Jak do tej pory, jedynie dwa seriale uznałam za warte opisania na moim filmowym blogu. Była to "Gra o tron" (trzecia seria już 31 marca!) oraz "Mildred Pierce". Dzisiaj dołączy do nich trzeci tytuł - "Downton Abbey".

Choć z opisu wydaje się być angielską wersją "Dynastii", w rzeczywistości jest dowodem, że znakomite seriale powstają nie tylko w Ameryce. Zalety to przede wszystkim przepiękne i na wskroś angielskie plenery - serialowe Downton Abbey to w rzeczywistości realnie istniejące Highclere Castle w Berkshire, przeżywające w ostatnich czasach najazdy fanów.

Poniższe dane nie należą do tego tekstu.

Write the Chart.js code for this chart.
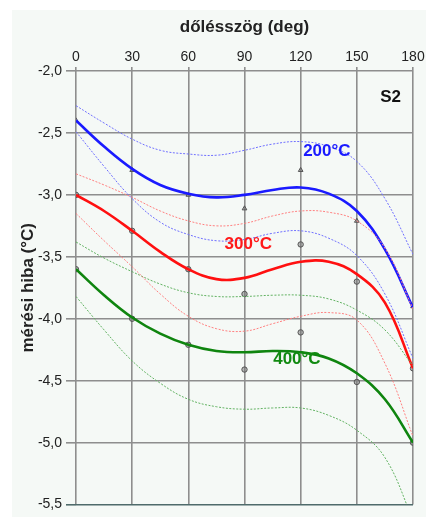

 Fabułę serialu, choć nieco skomplikowaną, śledzi się z przejęciem, rozbawieniem, a czasami wzruszeniem. Dotyczy ona rodziny z wyższych sfer, z apodyktycznym, choć poczciwym lordem Granthamem (Hugh Bonneville) na czele. Niczym Robert Altman w "Gosford Park" (polecam!), twórcy serialu otwierają przed nami nie tylko reprezentacyjne pokoje, ale również sypialnie, biblioteki, a co najważniejsze - również pomieszczenia zajmowane przez służbę, która w serialu pełni równie ważną rolę jak mieszkająca piętro wyżej arystokracja.



"Downton Abbey" można potraktować jako podszkolenie swoich umiejętności językowych oraz rozwój wrażliwości emocjonalnej. Albo czystą  (choć nieco snobistyczną) rozrywkę.